My Lords, I am genuinely grateful for the opportunity to follow the noble Lord, Lord Dodds, for whom I have much respect, and indeed I have a good deal of sympathy with the concerns which he has expressed. But, as I hope to explain, this Bill is not the way to alleviate those concerns.
I also echo those who have paid tribute to my noble friend the Minister and expressed pleasure that he remains in his post, and of course I share the hope and aspirations, which have been widely expressed, that the difficulties we face can be solved through negotiation—and I welcome the fact that those negotiations are now under way. But the Government have asked your Lordships’ House to give this Bill a Second Reading today, and it is our duty therefore to consider its merits.
The Government seek to justify the provisions of the Bill, which would otherwise be a clear breach of international law, by reference to the doctrine of necessity. That doctrine is set out in Article 25 of the relevant treaty, which states that the doctrine cannot be invoked unless it
“is the only way”—
I stress: “the only way”—
“for the State to safeguard an essential interest against a grave and imminent peril”.
Even if it is assumed that all the other requirements of the article are met—and there are of course many reservations about that—it cannot possibly be argued that this Bill is the only way in which the state’s interests can be safeguarded. It is not the only way
because the protocol itself provides a way, a perfectly legal way, in which that objective can be achieved. It is to be found in Article 16.
I did not properly hear the answer which my noble friend the Minister gave in response to my intervention, but if he really suggested that the problem with Article 16 was that it could apply only to the whole protocol, and that therefore freedom of movement provisions would be affected, I have to tell him as gently as I can that there is absolutely no basis for that interpretation of Article 16, which gives the Government a wide discretion as to the measures which they could take. I am genuinely bewildered by the Government’s decision not to proceed by invoking Article 16. Your Lordships may be interested in the explanations for its rejection which were given to me by the Home Secretary when she was Attorney-General.
My noble friend the Minister had asked me to speak to the then Foreign Secretary, now of course the Prime Minister, about this issue. When the conversation turned to the legality of the Government’s proposals, she referred me to the Attorney-General, which your Lordships may think is in itself not entirely insignificant. The then Attorney-General told me that the decision not to invoke Article 16 was a political one. The reason, she told me, was that Article 16 permits only measures which are proportionate. I should repeat that, although it will not take long for the implications to sink in: Article 16 was not invoked because it permits only measures which are proportionate. To put it very mildly, this of course reinforces the unanswerable argument that the Government simply cannot contend that the Bill is the only course open to them. It must follow, therefore, that it constitutes a clear breach of international law.

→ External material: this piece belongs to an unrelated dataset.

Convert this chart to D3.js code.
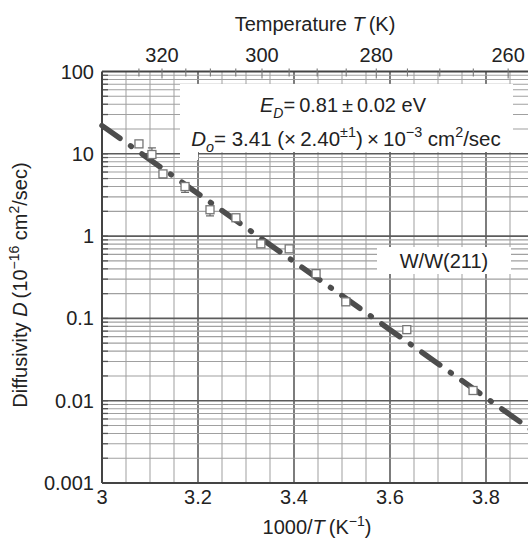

Why does all this matter? It matters because, although I acknowledge that Parliament can legislate in breach of international law, it should not do so—and it especially should not do so at the present time. Of course it is the case that, on the scale of iniquity, the Bill, for all its flaws, does not begin to compare to the invasion of Ukraine. But Ministers—our Ministers—frequently criticise that invasion on the ground that it is a breach of international law. My noble friend did it in the course of his opening remarks. The Defence Secretary, for whom I have great respect, did it in a newspaper article on 25 September. He said of Vladimir Putin:
“We take everything he does seriously, because this is a man without any scruples and any regard for international law.”
The thing about the law, whether it is domestic or international, is that you cannot pick and choose. You cannot pray it in aid in one context and have no regard for it in another, so I urge the Government to think again. They can achieve their objectives perfectly legally by invoking Article 16, but if they persist with the Bill, I shall vote against it—not, of course, today—and I urge your Lordships to do likewise.